This has been a hard couple years — on top of a hard era — for organized labor. The percentage of American workers who belong to a union has continued its long slide, dropping from 12.3% in 2009 to 11.9% in 2010. Those numbers are even starker if viewed through a longer lens: In 1983, more than 1 in 5 American workers was a member of a union; today it's barely half that. Moreover, while those numbers testify to the eroding faith many Americans have in organized labor to represent their interests — as well as the cunning tactics of employers to thwart organizing — they do not capture this year's singular, highly ideological rage.
Wisconsin was the centerpiece of that partisan fury. There, the conflict began over the Republican governor's attempt to address the state budget shortfall of more than $3 billion, but it quickly morphed into an attack on the bargaining rights of unions. Highlighted by histrionics on both sides, the faceoff dominated a few news cycles, produced an inconclusive set of recall elections and sharpened the hard feelings on both sides.

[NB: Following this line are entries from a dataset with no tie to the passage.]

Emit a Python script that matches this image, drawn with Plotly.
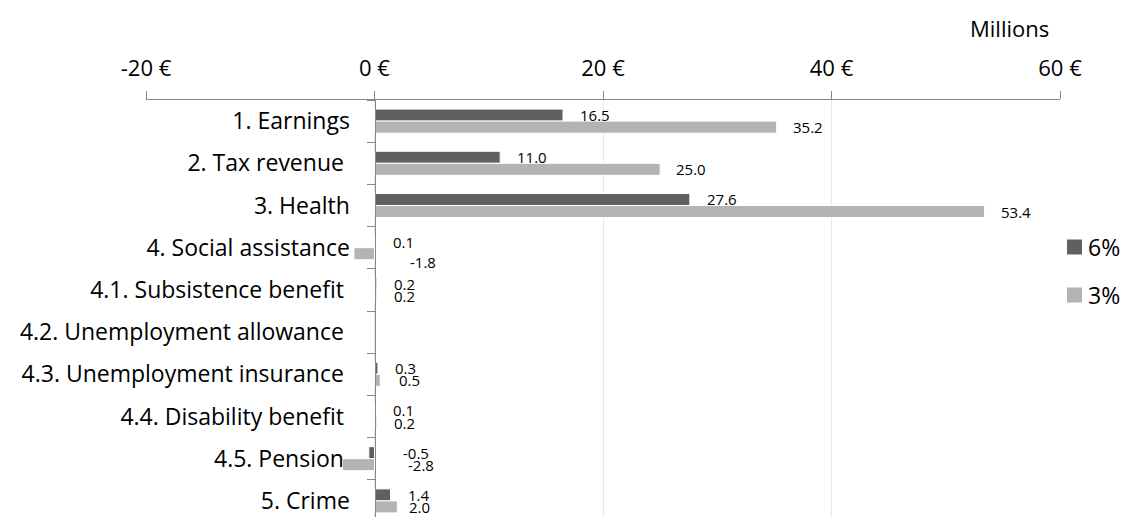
import plotly.graph_objects as go

categories = [
    "1. Earnings",
    "2. Tax revenue\u00a0",
    "3. Health",
    "4. Social assistance",
    "4.1. Subsistence benefit\u00a0",
    "4.2. Unemployment allowance\u00a0",
    "4.3. Unemployment insurance\u00a0",
    "4.4. Disability benefit\u00a0",
    "4.5. Pension\u00a0",
    "5. Crime",
]
values_6 = [16.5, 11.0, 27.6, 0.1, 0.2, None, 0.3, 0.1, -0.5, 1.4]
values_3 = [35.2, 25.0, 53.4, -1.8, 0.2, None, 0.5, 0.2, -2.8, 2.0]
series_names = ["6%", "3%"]
x_tickvals = [-20, 0, 20, 40, 60]
x_ticktext = ["-20 €", "0 €", "20 €", "40 €", "60 €"]

# styling (pixel offsets of data labels, as placed in the original)
label_dx_6 = [15, 15, 15, 15, 15, 0, 15, 15, 26, 15]
label_dx_3 = [14, 14, 14, 33, 15, 0, 17, 15, 31, 10]
label_dy_6 = [0, 0, 0, 0, 0, 0, 0, 0, 0, 0]
label_dy_3 = [0, 0, 0, -8, 0, 0, 0, 0, 0, 0]

W, H = 1121, 517
ML, MR, MT, MB = 146, 61, 100, 0
FONT = "Open Sans"
DARK = "#606060"
LIGHT = "#b3b3b3"
BARGAP = 0.43
BAND = 42.2


def px_x(p):
    return (p - ML) / (W - ML - MR)


def px_y(p):
    return (H - MB - p) / (H - MT - MB)


fig = go.Figure()
for name, vals, col in [(series_names[0], values_6, DARK), (series_names[1], values_3, LIGHT)]:
    fig.add_trace(go.Bar(
        y=categories, x=vals, orientation="h", name=name,
        marker=dict(color=col, line=dict(color="white", width=1)),
        showlegend=False, hoverinfo="x+y",
    ))

bar_off = (1 - BARGAP) / 4 * BAND
annos = []
for vals, dxs, dys, sgn in [(values_6, label_dx_6, label_dy_6, 1), (values_3, label_dx_3, label_dy_3, -1)]:
    for cat, v, dx, dy in zip(categories, vals, dxs, dys):
        if v is None:
            continue
        annos.append(dict(
            x=max(v, 0), y=cat, xref="x", yref="y", text=f"{v:.1f}",
            showarrow=False, xanchor="left", yanchor="middle",
            xshift=dx, yshift=sgn * bar_off + dy,
            font=dict(family=FONT, size=15, color="#000000"),
        ))

annos.append(dict(
    x=px_x(1009), y=px_y(28), xref="paper", yref="paper", text="Millions",
    showarrow=False, xanchor="center", yanchor="middle",
    font=dict(family=FONT, size=22, color="#000000"),
))

shapes = []
for name, col, yc in [(series_names[0], DARK, 247), (series_names[1], LIGHT, 295)]:
    shapes.append(dict(
        type="rect", xref="paper", yref="paper",
        x0=px_x(1067), x1=px_x(1082), y0=px_y(yc + 7.5), y1=px_y(yc - 7.5),
        fillcolor=col, line=dict(width=0),
    ))
    annos.append(dict(
        x=px_x(1086), y=px_y(yc), xref="paper", yref="paper", text=name,
        showarrow=False, xanchor="left", yanchor="middle",
        font=dict(family=FONT, size=23, color="#000000"),
    ))

fig.update_layout(
    width=W, height=H,
    margin=dict(l=ML, r=MR, t=MT, b=MB, pad=0),
    paper_bgcolor="white", plot_bgcolor="white",
    barmode="group", bargap=BARGAP, bargroupgap=0,
    font=dict(family=FONT, size=22, color="#000000"),
    annotations=annos, shapes=shapes,
    showlegend=False,
    xaxis=dict(
        side="top", range=[-20, 60], tickvals=x_tickvals, ticktext=x_ticktext,
        showline=True, linecolor="#878787", linewidth=1,
        ticks="outside", ticklen=8, tickcolor="#878787", tickwidth=1,
        showgrid=True, gridcolor="#e8e8e8", gridwidth=1,
        zeroline=False, ticklabelstandoff=6,
        tickfont=dict(family=FONT, size=22, color="#000000"),
    ),
    yaxis=dict(
        type="category", categoryorder="array", categoryarray=categories,
        range=[9.5 - (1 - (H - MT - MB) / (10 * BAND)) * 10, -0.5], autorange=False,
        anchor="free", position=0.25, side="left",
        showline=True, linecolor="#878787", linewidth=1,
        ticks="outside", ticklen=8, tickcolor="#878787", tickwidth=1,
        tickson="boundaries", showgrid=False, zeroline=False,
        ticklabelstandoff=20,
        tickfont=dict(family=FONT, size=23, color="#000000"),
    ),
)

fig.write_html("out.html")
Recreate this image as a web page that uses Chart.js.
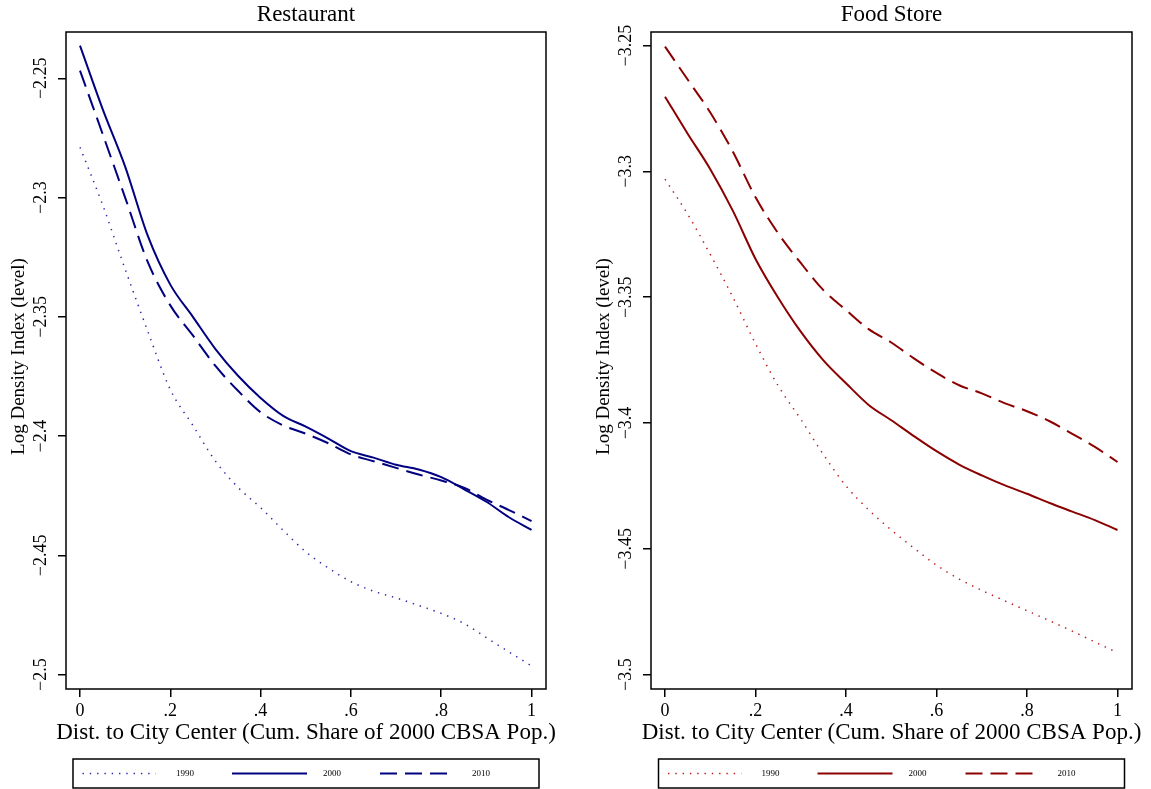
<!DOCTYPE html>
<html>
<head>
<meta charset="utf-8">
<script src="https://cdn.jsdelivr.net/npm/chart.js@4.4.0/dist/chart.umd.min.js"></script>
<style>
  html, body { margin: 0; padding: 0; background: #fff; }
  #wrap { position: relative; width: 1151px; height: 789px; }
  .panel { position: absolute; top: 0; width: 575px; height: 789px; }
</style>
</head>
<body>
<div id="wrap">
  <div class="panel" style="left:0"><canvas id="chartRestaurant"></canvas></div>
  <div class="panel" style="left:576px"><canvas id="chartFood"></canvas></div>
</div>
<script>
// Jarak ke pusat kota (share kumulatif populasi CBSA 2000)
const distShare = [0, 0.05, 0.10, 0.15, 0.20, 0.25, 0.30, 0.35, 0.40, 0.45, 0.50,
                   0.55, 0.60, 0.65, 0.70, 0.75, 0.80, 0.85, 0.90, 0.95, 1.00];

// Restaurant
const restaurant1990 = [-2.2789, -2.3030, -2.3300, -2.3560, -2.3805, -2.3955, -2.4105, -2.4215, -2.4300, -2.4395, -2.4485,
                        -2.4553, -2.4610, -2.4650, -2.4678, -2.4710, -2.4743, -2.4785, -2.4845, -2.4905, -2.4963];
const restaurant2000 = [-2.2363, -2.2628, -2.2870, -2.3160, -2.3365, -2.3500, -2.3635, -2.3747, -2.3840, -2.3915, -2.3960,
                        -2.4010, -2.4063, -2.4090, -2.4120, -2.4140, -2.4172, -2.4222, -2.4275, -2.4340, -2.4393];
const restaurant2010 = [-2.2468, -2.2733, -2.3000, -2.3270, -2.3452, -2.3578, -2.3706, -2.3810, -2.3900, -2.3955, -2.3990,
                        -2.4030, -2.4077, -2.4105, -2.4133, -2.4161, -2.4186, -2.4216, -2.4266, -2.4310, -2.4356];

// Food Store
const food1990 = [-3.3031, -3.3170, -3.3330, -3.3500, -3.3685, -3.3852, -3.3985, -3.4125, -3.4250, -3.4345, -3.4425,
                  -3.4497, -3.4565, -3.4620, -3.4665, -3.4706, -3.4746, -3.4786, -3.4827, -3.4870, -3.4913];
const food2000 = [-3.2703, -3.2850, -3.2991, -3.3157, -3.3348, -3.3502, -3.3637, -3.3751, -3.3842, -3.3928, -3.3989,
                  -3.4052, -3.4112, -3.4165, -3.4208, -3.4247, -3.4281, -3.4318, -3.4352, -3.4386, -3.4425];
const food2010 = [-3.2504, -3.2635, -3.2766, -3.2922, -3.3103, -3.3246, -3.3364, -3.3472, -3.3551, -3.3627, -3.3680,
                  -3.3743, -3.3801, -3.3850, -3.3882, -3.3921, -3.3953, -3.3993, -3.4043, -3.4095, -3.4155];

const xTicks = [0, 0.2, 0.4, 0.6, 0.8, 1];
const xTickLabels = ['0', '.2', '.4', '.6', '.8', '1'];
const restaurantYTicks = [-2.5, -2.45, -2.4, -2.35, -2.3, -2.25];
const foodYTicks = [-3.5, -3.45, -3.4, -3.35, -3.3, -3.25];
const legendYears = ['1990', '2000', '2010'];

const FONT = '"Liberation Serif", "Times New Roman", serif';

function toPoints(ys) {
    return ys.map((y, i) => ({ x: distShare[i], y: y }));
}

function fmtMinus(v) {
    return '\u2212' + String(Math.abs(+v.toFixed(2)));
}

// Plugin: bingkai, label sumbu Y, judul, legenda
const stataFrame = {
    id: 'stataFrame',
    afterDraw(chart, args, opts) {
        const { ctx, chartArea: a } = chart;
        const yScale = chart.scales.y;
        ctx.save();
        ctx.strokeStyle = '#000';
        ctx.lineWidth = 1.5;
        ctx.strokeRect(a.left, a.top, a.right - a.left, a.bottom - a.top);

        ctx.fillStyle = '#000';
        ctx.textAlign = 'center';
        ctx.textBaseline = 'middle';

        // label tick Y (diputar)
        ctx.font = '18px ' + FONT;
        opts.yTicks.forEach(v => {
            const py = yScale.getPixelForValue(v);
            ctx.save();
            ctx.translate(a.left - 25, py);
            ctx.rotate(-Math.PI / 2);
            ctx.fillText(fmtMinus(v), 0, 0);
            ctx.restore();
        });

        const cx = (a.left + a.right) / 2;
        const cy = (a.top + a.bottom) / 2;

        // judul sumbu Y
        ctx.font = '19px ' + FONT;
        ctx.save();
        ctx.translate(a.left - 47, cy - 4);
        ctx.rotate(-Math.PI / 2);
        ctx.fillText('Log Density Index (level)', 0, 0);
        ctx.restore();

        // judul panel & sumbu X
        ctx.font = '23px ' + FONT;
        ctx.fillText(opts.title, cx, 15);
        ctx.fillText('Dist. to City Center (Cum. Share of 2000 CBSA Pop.)', cx, 733);

        // legenda
        const bw = 466, bx = cx - bw / 2, by = 759, bh = 29, ly = by + bh / 2;
        ctx.lineWidth = 1.5;
        ctx.strokeStyle = '#000';
        ctx.strokeRect(bx, by, bw, bh);
        const sampleX = [[9.5, 82.8, 103], [159, 234, 250], [307, 378, 399]];
        chart.data.datasets.forEach((ds, i) => {
            const s = sampleX[i];
            ctx.save();
            ctx.strokeStyle = ds.borderColor;
            ctx.lineWidth = ds.borderWidth;
            ctx.setLineDash(ds.borderDash || []);
            ctx.beginPath();
            ctx.moveTo(bx + s[0], ly);
            ctx.lineTo(bx + s[1], ly);
            ctx.stroke();
            ctx.restore();
            ctx.font = '9px ' + FONT;
            ctx.textAlign = 'left';
            ctx.fillText(ds.label, bx + s[2], ly);
        });
        ctx.restore();
    }
};

function makePanel(canvasId, title, series, color, dotColor, yTicks, yMin, yMax, pad) {
    const ctx = document.getElementById(canvasId);
    const styles = [
        { borderColor: dotColor, borderWidth: 1.5, borderDash: [1.4, 5.9] },
        { borderColor: color, borderWidth: 2, borderDash: [] },
        { borderColor: color, borderWidth: 2, borderDash: [17, 8] }
    ];
    return new Chart(ctx, {
        type: 'line',
        data: {
            datasets: series.map((ys, i) => Object.assign({
                label: legendYears[i],
                data: toPoints(ys),
                pointRadius: 0,
                fill: false,
                cubicInterpolationMode: 'monotone',
                borderCapStyle: 'butt'
            }, styles[i]))
        },
        options: {
            responsive: true,
            maintainAspectRatio: false,
            animation: false,
            layout: { padding: pad },
            plugins: {
                legend: { display: false },
                tooltip: { enabled: false },
                stataFrame: { title: title, yTicks: yTicks }
            },
            scales: {
                x: {
                    type: 'linear',
                    min: -0.031,
                    max: 1.032,
                    afterBuildTicks: s => { s.ticks = xTicks.map(v => ({ value: v })); },
                    afterFit: s => { s.height = 40; },
                    border: { display: false },
                    grid: { drawOnChartArea: false, drawTicks: true, tickLength: 8, color: '#000', lineWidth: 1.5 },
                    ticks: {
                        autoSkip: false, maxRotation: 0, minRotation: 0, padding: 3, color: '#000',
                        font: { family: FONT, size: 18 },
                        callback: (v, i) => xTickLabels[i]
                    }
                },
                y: {
                    type: 'linear',
                    min: yMin,
                    max: yMax,
                    afterBuildTicks: s => { s.ticks = yTicks.map(v => ({ value: v })); },
                    afterFit: s => { s.width = 10; },
                    border: { display: false },
                    grid: { drawOnChartArea: false, drawTicks: true, tickLength: 8, color: '#000', lineWidth: 1.5 },
                    ticks: { display: false }
                }
            }
        },
        plugins: [stataFrame]
    });
}

makePanel('chartRestaurant', 'Restaurant', [restaurant1990, restaurant2000, restaurant2010],
    '#000080', '#2b2ba8', restaurantYTicks, -2.5060, -2.2306,
    { left: 56, right: 29, top: 32, bottom: 60 });
makePanel('chartFood', 'Food Store', [food1990, food2000, food2010],
    '#8B0000', '#c01818', foodYTicks, -3.5057, -3.2446,
    { left: 65, right: 19, top: 32, bottom: 60 });
</script>
</body>
</html>
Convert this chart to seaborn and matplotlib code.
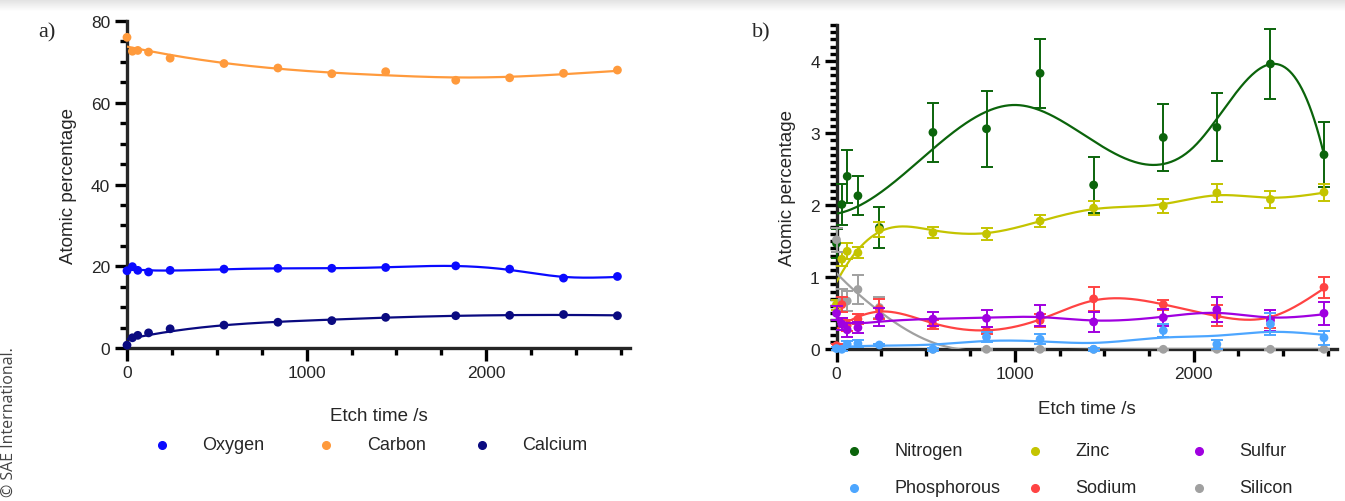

What's especially intriguing about that fracas, in historical terms, is that it occurred in Wisconsin, which has enjoyed a fairly appreciative relationship with organized labor over the decades. Indeed, Wisconsin in 1959 became the first state to recognize public employee unions, the very ones that became the objects of such derision this year.
And that's doubly notable when you consider the contrast to Los Angeles. About the same time that Wisconsin gave public employees the right to organize, Norman Chandler, then publisher of this newspaper, publicly boasted that he'd never had to sit across a negotiating table from a union leader (he died without doing so). The united stance against labor on the part of the Los Angeles Times and the Los Angeles city government was a defining feature of the city from its earliest days, the infamous low-light of which was the 1910 bombing of The Times in retaliation for the paper's position on an ironworkers' strike. The bomb killed 20 employees and hardened the paper's determination to fight labor with all the resources at its disposal.
Today, the labor picture in Los Angeles is radically different. Even as labor has lost clout nationally, in Los Angeles it has greatly expanded its influence and horizons, organizing new groups of workers and pressing its case with allies in city, county and state government. Roughly 16.5% of Los Angeles workers are union members, up from less than 15% five years ago. In recent months, labor has helped organize hotel workers near LAX and in Hollywood, and it's added security workers to its successful campaign to organize janitors (that was an especially important addition, as it brought representation to a largely African American labor group). Organizers are beginning to target waste and recycling workers, and they are eyeing the potentially significant new force of "green" workers, those creating or installing solar panels and other environmental technologies.
Those efforts are testament to the work of many people, but none more than Maria Elena Durazo, executive secretary treasurer of the Los Angeles County Federation of Labor. Durazo, whose late husband, Miguel Contreras, is widely credited with igniting Los Angeles labor as a political and social force, has concentrated on organizing low-wage workers and building coalitions with clergy, environmental groups, advocates for immigrant rights and others. One result, says Madeline Janis, the executive director of the labor-connected group Los Angeles Alliance for a New Economy, is that labor here — unlike in some parts of the country — operates with both a coherent vision and a specific strategy.
Interviewed in her office last week, Durazo acknowledged that "in some ways, L.A. is the exception" to the national trends in labor, but stressed that the work remains arduous. Grocery workers are considering a strike. Business leaders, though cooperative on projects such as the proposed downtown football stadium, complain that labor demands too much in tough economic times.
Politically, labor's influence is significant if uneven. United Teachers Los Angeles has antagonized not only the public but many in the labor movement with its defense of a failing status quo; the Los Angeles Police Protective League is still habitually referred to as "politically powerful," but there's not much evidence of that anymore.
But labor puts boots on the ground and helps elect candidates at all levels. The union representing the city's Department of Water and Power employees wields what many consider too much control of that agency. And Mayor Antonio Villaraigosa has had his differences with his old labor allies, despite Durazo being one of his closest friends. Still, his current emphasis on jobs is welcomed in the movement. "He hasn't had all the focus that he needs," Durazo said of Villaraigosa. But his work on accelerating transportation projects is a "great contribution."
Local labor's successes will hearten those who believe organizing can pave the way to a better future for workers in a deeply troubled economy. It will agitate those who view unions as rigid and overly demanding. Durazo, meanwhile, is plowing ahead. "We're trying to change the exclusivity of the labor movement," she said. "It's not about 'Are you a member?' It's about lifting as many people as possible to a respectable standard of living."